The towns and villages of Andalucia are no less interesting. From small fishing villages located on the coast, still employing techniques that originated thousands of years ago, to the famous sun baked white villages perched on rocky buttresses in the mountainous hinterland. The suffix ‘de la Frontera’ indicates the town or village was, sometime between the arrival of the Moors in 704AD and their eventual demise in 1492, on the ever fluctuating boundary between Moorish and Christian territory. Most towns and villages have their own local ethnographical and history and archaeological museums, all worth a visit. Many of the towns still retain defensive walls that contain a way of life unchanged for hundreds of years. You will find that each makes its own contribution to the culture and culinary repertoire of the provinces.

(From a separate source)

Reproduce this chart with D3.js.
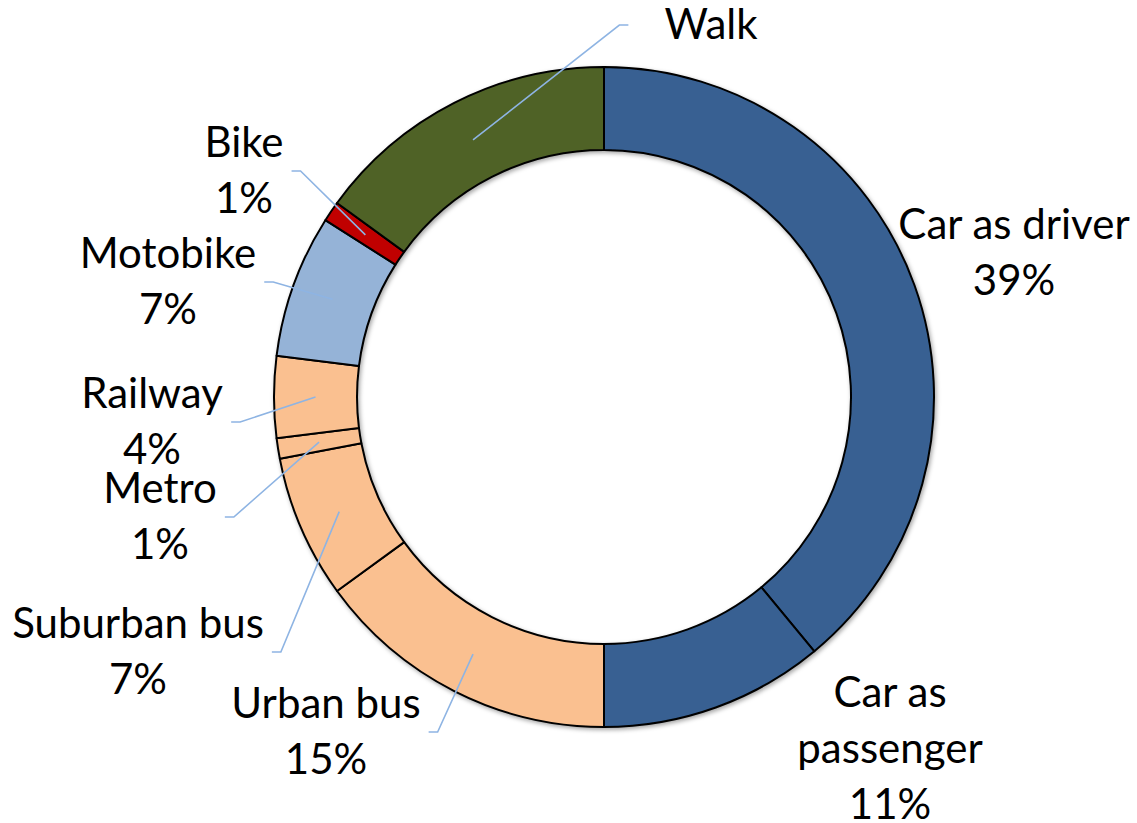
<!DOCTYPE html>
<html>
<head>
<meta charset="utf-8">
<script src="https://cdn.jsdelivr.net/npm/d3@7"></script>
<style>
  body { margin: 0; background: #fff; }
  svg { display: block; }
  .label { font-family: Lato, "Open Sans", sans-serif; font-size: 42px; fill: #000; }
  .leader { fill: none; stroke: #8eb4e3; stroke-width: 1.6; }
</style>
</head>
<body>
<svg id="chart" width="1137" height="823"></svg>
<script>
// data, clockwise from 12 o'clock
var modes = ["Car as driver", "Car as passenger", "Urban bus", "Suburban bus", "Metro", "Railway", "Motobike", "Bike", "Walk"];
var shares = [39, 11, 15, 7, 1, 4, 7, 1, 15];
var groups = ["car", "car", "public", "public", "public", "public", "moto", "bike", "walk"];
var labelLines = [
    ["Car as driver", "39%"],
    ["Car as", "passenger", "11%"],
    ["Urban bus", "15%"],
    ["Suburban bus", "7%"],
    ["Metro", "1%"],
    ["Railway", "4%"],
    ["Motobike", "7%"],
    ["Bike", "1%"],
    ["Walk"]
];

// layout
var groupColor = {car: "#376092", public: "#fac090", moto: "#95b3d7", bike: "#c00000", walk: "#4f6228"};
var labelAt = [[1014, 239], [890, 707], [326, 718], [138, 638], [160, 503], [152, 408], [168, 268], [244, 157], [711, 39]];
var leaderSide = [null, null, "left", "left", "left", "left", "left", "left", "right"];
var lineStep = 56;

var cx = 604, cy = 397, outerR = 330, innerR = 247;

var svg = d3.select("#chart");

var defs = svg.append("defs");
defs.append("filter")
    .attr("id", "shadow")
    .attr("x", "-10%").attr("y", "-10%").attr("width", "120%").attr("height", "120%")
    .append("feDropShadow")
    .attr("dx", 1.5).attr("dy", 2)
    .attr("stdDeviation", 2)
    .attr("flood-color", "#000")
    .attr("flood-opacity", 0.35);

var pie = d3.pie().sort(null).value(function(d) { return d; });
var arcs = pie(shares);

var arc = d3.arc().innerRadius(innerR).outerRadius(outerR);

var ring = svg.append("g")
    .attr("transform", "translate(" + cx + "," + cy + ")");

ring.append("g")
    .attr("filter", "url(#shadow)")
    .selectAll("path")
    .data(arcs)
    .enter().append("path")
    .attr("d", arc)
    .attr("fill", function(d, i) { return groupColor[groups[i]]; })
    .attr("stroke", "#000")
    .attr("stroke-width", 2)
    .attr("stroke-linejoin", "round");

// labels
var labels = svg.append("g");
var leaders = svg.append("g");

arcs.forEach(function(a, i) {
    var pos = labelAt[i];
    var t = labels.append("text")
        .attr("class", "label")
        .attr("text-anchor", "middle");
    labelLines[i].forEach(function(line, k) {
        t.append("tspan")
            .attr("x", pos[0])
            .attr("y", pos[1] + k * lineStep)
            .text(line);
    });

    if (!leaderSide[i]) return;

    var box = t.node().getBBox();
    var c = arc.centroid(a);
    var start = [cx + c[0], cy + c[1]];
    var ey = pos[1] + (labelLines[i].length - 1) * lineStep / 2 - 14;
    var hx, ex;
    if (leaderSide[i] === "left") {
        hx = box.x + box.width + 8;
        ex = hx + 9;
    } else {
        hx = box.x - 36;
        ex = hx - 9;
    }
    leaders.append("path")
        .attr("class", "leader")
        .attr("d", d3.line()([start, [ex, ey], [hx, ey]]));
});
</script>
</body>
</html>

Andalucia is still a rural area. Its agricultural industries, though modernised, are unchanged since Neolithic times and now supply meat, fish, fruit and vegetables throughout Spain, to many countries in Europe. You will see vast areas of olive groves in Jaen, acres of plastic greenhouse in Almeria, hectares of vines in Malaga and cork oak forests in Seville and Cordoba. The mountainous terrain in Granada is noted for its pigs that produce the serrano jamon, morcilla and chorizo sausages. Whilst in the area try the much sought after white prawns and crayfish of Huelva washed down with a dry sherry from Cadiz.